**THE REQUEST:**
Please write out the lines of the data exactly, beginning with the first and ending with the line containing "1, 1.25, 1.5];"; leave the pictures behind.

**DATA PROVIDED:**
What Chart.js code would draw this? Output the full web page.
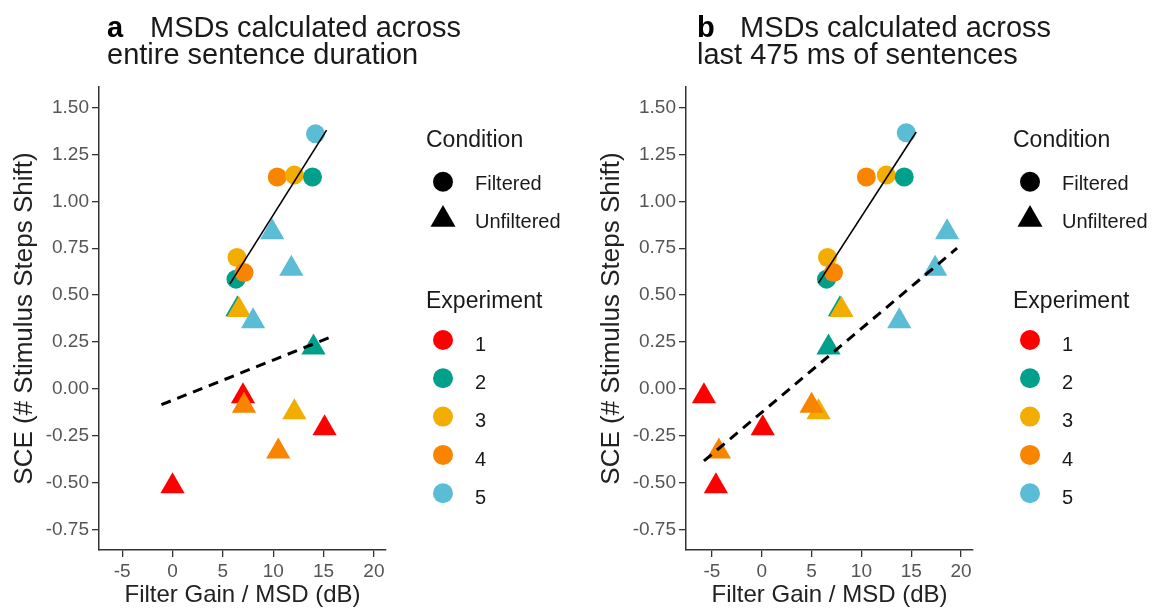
<!DOCTYPE html>
<html>
<head>
<meta charset="utf-8">
<title>SCE vs Filter Gain / MSD</title>
<script src="https://cdn.jsdelivr.net/npm/chart.js@4.4.1/dist/chart.umd.min.js"></script>
<style>
  body { margin: 0; background: #fff; font-family: "Liberation Sans", Arial, sans-serif; }
  #page { position: relative; width: 1153px; height: 613px; overflow: hidden; }
  #page canvas { position: absolute; top: 0; }
  #marks { position: absolute; left: 0; top: 0; }
  .txt { position: absolute; white-space: nowrap; }
</style>
</head>
<body>
<div id="page">
  <canvas id="chartA" width="400" height="613" style="left:0px"></canvas>
  <canvas id="chartB" width="400" height="613" style="left:587px"></canvas>
  <svg id="marks" width="1153" height="613"></svg>
</div>
<script>
// ---- data ----
const experiments = ['1', '2', '3', '4', '5'];
const expColors = ['#FF0000', '#00A08A', '#F2AD00', '#F98400', '#5BBCD6'];
const conditions = ['Filtered', 'Unfiltered'];

const xTicks = [-5, 0, 5, 10, 15, 20];
const yTicks = [-0.75, -0.5, -0.25, 0, 0.25, 0.5, 0.75, 1, 1.25, 1.5];

// panel a: MSDs across entire sentence duration
const aFiltExp = [2, 3, 4, 4, 3, 2, 5];
const aFiltX = [6.3, 6.4, 7.1, 10.4, 12.1, 13.9, 14.2];
const aFiltY = [0.585, 0.70, 0.62, 1.13, 1.14, 1.13, 1.36];
const aUnfExp = [2, 3, 5, 5, 5, 2, 1, 3, 4, 1, 4, 1];
const aUnfX = [6.45, 6.6, 9.9, 11.8, 8.0, 14.0, 7.0, 12.1, 7.1, 15.1, 10.5, 0.0];
const aUnfY = [0.425, 0.42, 0.835, 0.64, 0.36, 0.22, -0.04, -0.125, -0.09, -0.21, -0.335, -0.52];
const aFitFiltX = [5.7, 15.3];
const aFitFiltY = [0.56, 1.38];
const aFitUnfX = [-1.1, 15.9];
const aFitUnfY = [-0.085, 0.28];

// panel b: MSDs across last 475 ms of sentences
const bFiltExp = [2, 3, 4, 4, 3, 2, 5];
const bFiltX = [6.5, 6.6, 7.2, 10.5, 12.5, 14.3, 14.5];
const bFiltY = [0.585, 0.70, 0.62, 1.13, 1.14, 1.13, 1.366];
const bUnfExp = [2, 3, 5, 5, 5, 2, 1, 3, 4, 1, 4, 1];
const bUnfX = [7.85, 8.0, 18.6, 17.4, 13.8, 6.7, -5.8, 5.7, 5.0, 0.1, -4.3, -4.6];
const bUnfY = [0.425, 0.42, 0.835, 0.64, 0.36, 0.22, -0.04, -0.125, -0.09, -0.21, -0.335, -0.52];
const bFitFiltX = [5.7, 15.5];
const bFitFiltY = [0.565, 1.37];
const bFitUnfX = [-5.8, 19.6];
const bFitUnfY = [-0.385, 0.75];

Chart.defaults.font.family = '"Liberation Sans", Arial, sans-serif';

const toPoints = (xs, ys) => xs.map((x, i) => ({ x: x, y: ys[i] }));

function drawPanel(canvasId, p) {
    const ctx = document.getElementById(canvasId).getContext('2d');
    new Chart(ctx, {
        type: 'scatter',
        data: {
            datasets: [
                {
                    data: toPoints(p.fitFiltX, p.fitFiltY),
                    showLine: true,
                    borderColor: '#000',
                    borderWidth: 1.6,
                    pointRadius: 0
                },
                {
                    data: toPoints(p.fitUnfX, p.fitUnfY),
                    showLine: true,
                    borderColor: '#000',
                    borderWidth: 3,
                    borderDash: [10, 7],
                    pointRadius: 0
                },
                {
                    data: toPoints(p.filtX, p.filtY),
                    pointStyle: 'circle',
                    pointRadius: 9.5,
                    pointBorderWidth: 0,
                    pointBackgroundColor: p.filtExp.map(e => expColors[e - 1])
                },
                {
                    data: toPoints(p.unfX, p.unfY),
                    pointStyle: 'triangle',
                    pointRadius: 14,
                    pointBorderWidth: 0,
                    pointBackgroundColor: p.unfExp.map(e => expColors[e - 1])
                }
            ]
        },
        options: {
            responsive: false,
            animation: false,
            events: [],
            layout: { padding: { top: 87, right: p.padRight, left: 0, bottom: 0 } },
            plugins: { legend: { display: false }, tooltip: { enabled: false } },
            scales: {
                x: {
                    type: 'linear',
                    min: p.xMin,
                    max: p.xMax,
                    afterBuildTicks: s => { s.ticks = xTicks.map(v => ({ value: v })); },
                    afterFit: s => { s.height = 63; },
                    ticks: { color: '#555', font: { size: 19 }, padding: 3, callback: v => String(v) },
                    grid: { drawOnChartArea: false, tickLength: 7, color: '#333', lineWidth: 1.3 },
                    border: { color: '#333', width: 1.5 },
                    title: {
                        display: true,
                        text: 'Filter Gain / MSD (dB)',
                        color: '#222',
                        font: { size: 24 },
                        padding: { top: 0, bottom: 3 }
                    }
                },
                y: {
                    type: 'linear',
                    min: -0.86,
                    max: 1.61,
                    afterBuildTicks: s => { s.ticks = yTicks.map(v => ({ value: v })); },
                    afterFit: s => { s.width = 99; },
                    ticks: { color: '#555', font: { size: 19 }, padding: 3, callback: v => v.toFixed(2) },
                    grid: { drawOnChartArea: false, tickLength: 7, color: '#333', lineWidth: 1.3 },
                    border: { color: '#333', width: 1.5 },
                    title: {
                        display: true,
                        text: 'SCE (# Stimulus Steps Shift)',
                        color: '#222',
                        font: { size: 26 },
                        padding: { top: 9, bottom: 0 }
                    }
                }
            }
        }
    });
}

drawPanel('chartA', {
    filtExp: aFiltExp, filtX: aFiltX, filtY: aFiltY,
    unfExp: aUnfExp, unfX: aUnfX, unfY: aUnfY,
    fitFiltX: aFitFiltX, fitFiltY: aFitFiltY, fitUnfX: aFitUnfX, fitUnfY: aFitUnfY,
    xMin: -7.3, xMax: 21.2, padRight: 12
});
drawPanel('chartB', {
    filtExp: bFiltExp, filtX: bFiltX, filtY: bFiltY,
    unfExp: bUnfExp, unfX: bUnfX, unfY: bUnfY,
    fitFiltX: bFitFiltX, fitFiltY: bFitFiltY, fitUnfX: bFitUnfX, fitUnfY: bFitUnfY,
    xMin: -7.6, xMax: 21.2, padRight: 11
});

// ---- titles and legends (html text + svg keys) ----
const page = document.getElementById('page');
const svg = document.getElementById('marks');
const NS = 'http://www.w3.org/2000/svg';

function placeText(text, left, baseline, size, color, bold) {
    const d = document.createElement('div');
    d.className = 'txt';
    d.textContent = text;
    d.style.left = left + 'px';
    d.style.top = (baseline - 0.8465 * size) + 'px';
    d.style.fontSize = size + 'px';
    d.style.lineHeight = size + 'px';
    d.style.color = color;
    if (bold) d.style.fontWeight = 'bold';
    page.appendChild(d);
}

function circleKey(cx, cy, r, fill) {
    const c = document.createElementNS(NS, 'circle');
    c.setAttribute('cx', cx); c.setAttribute('cy', cy); c.setAttribute('r', r);
    c.setAttribute('fill', fill);
    svg.appendChild(c);
}

function triangleKey(cx, cy, w, h, fill) {
    const t = document.createElementNS(NS, 'polygon');
    const top = cy - h * 0.6, bottom = cy + h * 0.4;
    t.setAttribute('points', `${cx},${top} ${cx - w / 2},${bottom} ${cx + w / 2},${bottom}`);
    t.setAttribute('fill', fill);
    svg.appendChild(t);
}

function drawTitle(letter, left, lines) {
    placeText(letter, left, 38, 29, '#000', true);
    placeText(lines[0], left + 43, 38, 29, '#1a1a1a', false);
    placeText(lines[1], left, 65, 29, '#1a1a1a', false);
}

function drawLegend(off) {
    placeText('Condition', 426 + off, 147, 23, '#1a1a1a');
    circleKey(443 + off, 181.7, 10, '#000');
    placeText(conditions[0], 475 + off, 190, 20, '#1a1a1a');
    triangleKey(443 + off, 218, 25, 21.7, '#000');
    placeText(conditions[1], 475 + off, 228.3, 20, '#1a1a1a');

    placeText('Experiment', 426 + off, 308.3, 23, '#1a1a1a');
    experiments.forEach((e, i) => {
        circleKey(443 + off, 340 + i * 38.3, 10, expColors[i]);
        placeText(e, 475 + off, 350.7 + i * 38.3, 20, '#1a1a1a');
    });
}

drawTitle('a', 107, ['MSDs calculated across', 'entire sentence duration']);
drawTitle('b', 697, ['MSDs calculated across', 'last 475 ms of sentences']);
drawLegend(0);
drawLegend(587);
</script>
</body>
</html>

**SOLUTION:**
What Chart.js code would draw this? Output the full web page.
<!DOCTYPE html>
<html>
<head>
<meta charset="utf-8">
<title>SCE vs Filter Gain / MSD</title>
<script src="https://cdn.jsdelivr.net/npm/chart.js@4.4.1/dist/chart.umd.min.js"></script>
<style>
  body { margin: 0; background: #fff; font-family: "Liberation Sans", Arial, sans-serif; }
  #page { position: relative; width: 1153px; height: 613px; overflow: hidden; }
  #page canvas { position: absolute; top: 0; }
  #marks { position: absolute; left: 0; top: 0; }
  .txt { position: absolute; white-space: nowrap; }
</style>
</head>
<body>
<div id="page">
  <canvas id="chartA" width="400" height="613" style="left:0px"></canvas>
  <canvas id="chartB" width="400" height="613" style="left:587px"></canvas>
  <svg id="marks" width="1153" height="613"></svg>
</div>
<script>
// ---- data ----
const experiments = ['1', '2', '3', '4', '5'];
const expColors = ['#FF0000', '#00A08A', '#F2AD00', '#F98400', '#5BBCD6'];
const conditions = ['Filtered', 'Unfiltered'];

const xTicks = [-5, 0, 5, 10, 15, 20];
const yTicks = [-0.75, -0.5, -0.25, 0, 0.25, 0.5, 0.75, 1, 1.25, 1.5];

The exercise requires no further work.